Cards aren’t just for the affluent–most Indians use them. There is little reason not to track their use to predict economic growth.
vIt’s always been a struggle for economists and statisticians to forecast India’s gross domestic product (GDP) correctly, and say where the economy is headed before the official numbers come out.
If estimating the GDP is tough, forecasting it in real time is complicated.
It involves looking at tens of indicators, such as industrial production, electricity consumption and exports, to arrive at a number.
But have you ever experienced this: getting lost while solving a problem and then realising that the solution was sitting right on your desk?
A recent study by the Reserve Bank of India (RBI) offers a possible solution to GDP forecasting, using an indicator easily available: payments.
The RBI, in its latest biannual Monetary Policy Report, explained how India’s nominal GDP is related to cash withdrawals and card payments.
It shows that GDP is as strongly correlated to debit and credit card usage as it is to sectoral indicators like electricity consumption and industrial production.
Even though the chart looks difficult to comprehend at first, it has a simple message.
It shows the error that occurs while predicting values of nominal GDP using three models, which use three different sets of high-frequency indicators.The smaller the error, the better the model.
The first model correlates GDP with petroleum and electricity consumption, and rail freight traffic.
The second model correlates it with usage of debit and credit cards for payments, and cash withdrawals at ATMs.
The third model correlates India’s nominal GDP with both sets of indicators.
The last column is a benchmark, which predicts future values of nominal GDP using the past values in the same data series.
In crude terms, any model that gives a smaller error than this is a good model.
Please note that these models are not rigorously tested econometric models, but preliminary ones.
The chart’s central message is that the error while predicting nominal GDP using the first model is higher than the error that occurs when forecasting it using the second or third model.

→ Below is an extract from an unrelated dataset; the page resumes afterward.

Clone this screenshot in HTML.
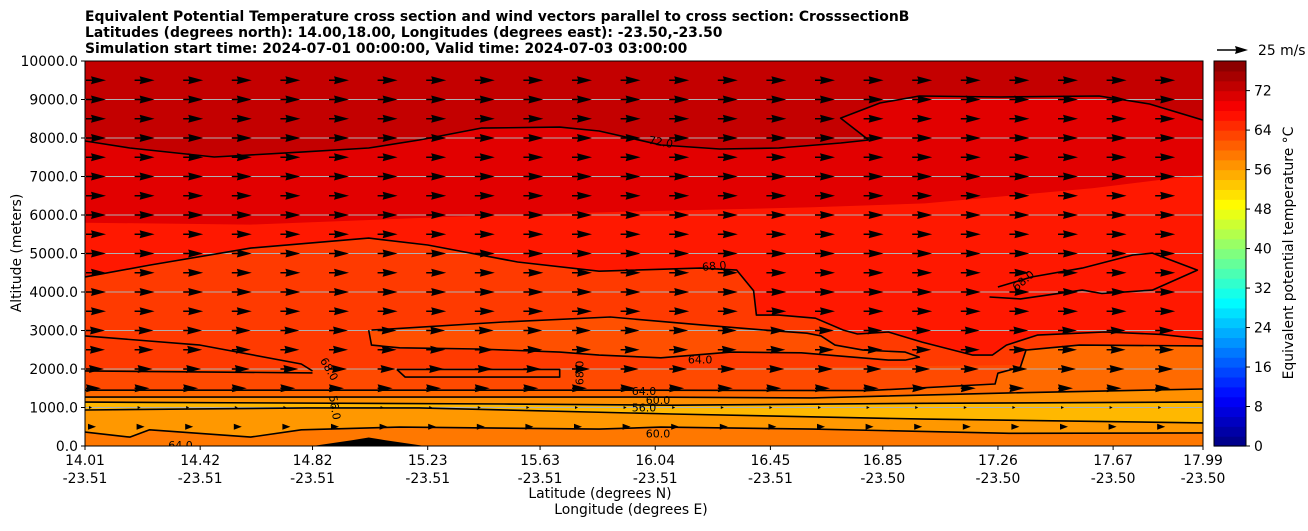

Look at how the error reduces as we add ATM cash and card usage: it is the highest for the model that uses just consumption and freight indicators.
It reduces significantly for the model that uses only ATM cash and cards usage.
It further reduces marginally when the model that combines the both is used.
In other words, readily available data on credit and debit card usage improves GDP forecasting, and gives us a better estimate of the GDP, than using a model that includes only real-time consumption and trade indicators.
This preliminary analysis uses data from the second quarter of 2011-12 to the third quarter of 2019-20, thus looking at a sufficient number of data points.
What does this mean? To understand this, let us look at how India’s quarterly nominal GDP and credit and debit card usage move.
Movement curve of card payments and ATM cash withdrawals mimics the movement in nominal GDP.
See how they follow a similar path, though at different levels.
In fact, a quick calculation in MS EXCEL shows that the two are strongly correlated (nerds may want to try it out: use this data, and the CORREL function in EXCEL).
Why would this be happening?
We use debit and credit cards to spend, be it on goods and services used in daily life — like food — or on discretionary items like beauty products.
People also withdraw cash from ATMs for household use.
Card usage and cash withdrawals, experts say, represent aggregate consumption in the economy – of nearly all goods and services in the economy, exhibiting a better relationship with GDP than multiple sectoral indicators.
One may say debit and credit cards are used by the affluent.
Would using them as criteria make India’s GDP skewed towards the richer and organised part of the economy?
Firstly, the ownership of debit cards has skyrocketed in India in the last decade.
From 185 million debit cards in April 2010, India now has 914 million debit cards held by individuals, families, and institutions – a five-fold jump.
There are 67 debit cards per hundred people in India, compared with 15 per 100 a decade ago.
But there is a caveat here. That there are 67 debit cards per 100 people does not mean 67 per cent of Indians have, or use, debit cards. Your purse has several cards.
Secondly, let us consider that the usage of debit cards (and credit cards as well) is limited to the relatively well-off individuals.
Even though the GDP is correlated with transactions made by rich households, it would still be representative of the whole economy if the ratio of cards and ATM cash usage to the overall transactions in the economy remained fairly constant.
So, cash and cards potentially show us where GDP is headed.
You would be curious about the Q2 GDP number, I know.
But this model has not been fully developed yet.
Nevertheless, doesn’t it make a case for taking debit and credit card payments more seriously as a bellwether for economic growth? Think about it.